Estamos ante una pintura realista que tiene como bases sustentantes el poderoso carácter de la composición, la perfección de los registros técnicos, desarrollados con rigor y sin buscar cualquier tipo de efectismo dirigido a espectadores fáciles de convencer; también una adecuación clara de la gramática formal, con su correctísima disposición de los elementos, a la sintaxis distributiva de cada uno de ellos; es decir, una forma pulcramente constituida con la materia plástica, dejando que formule sus desenlaces pictóricos para que puedan desencadenar su poderoso sentido representativo. Y es que Jorge Gallego yuxtapone, sin distorsiones ni exuberancias gratuitas, el espléndido continente a un contenido que atrapa la mirada e inunda de sentido artístico el espíritu expectante del observador.

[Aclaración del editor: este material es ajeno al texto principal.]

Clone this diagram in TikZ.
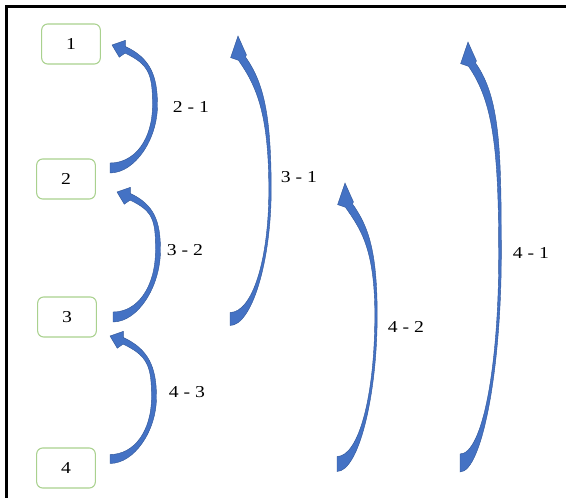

La reciente exposición mostrada en la Sala Rivadavia nos sitúa en ese poderosísimo paisaje de Jorge Gallego; un espacio escénico planteado con rigurosidad que se conjuga en una arquitectura que muestra la decadencia de lo que ha sido abandonado y dejado al arbitrio de un tiempo inexorable. Una pintura de contundente manifestación formal, que transcribe un realismo veraz, sin concesiones a la galería ni brindis baratos al sol; una pintura salida de un artista grande que deja constancia de la máxima fortaleza creativa y que, además, sabe recrear las posiciones de un concepto que se implica en el propio sistema representativo. De esta manera, en sus obras aparece ese sentido de fugacidad del tiempo, manifestado en soledades, sin presencia humana, en arquitecturas ruinosas, en elementos que distribuye un paisaje sobriamente posicionado y que deja ver una inmensidad esplendorosa a la vez que enigmática.

La exposición que Paco Mármol ha llevado hasta las salas del Consulado de Argentina nos ha descubierto a un pintor maduro, que ejerce una función artística esclarecedora y que sitúa al espectador ante un ejercicio pictórico lleno de fortaleza plástica y trascendencia artística. Jorge Gallego es artista total; sabio ejecutor de una naturaleza figurativa que no encierra medias tintas y que abre las perspectivas de la gran pintura, esa que está moldeada con la esencia del arte eterno, el que no tiene tiempo ni edad.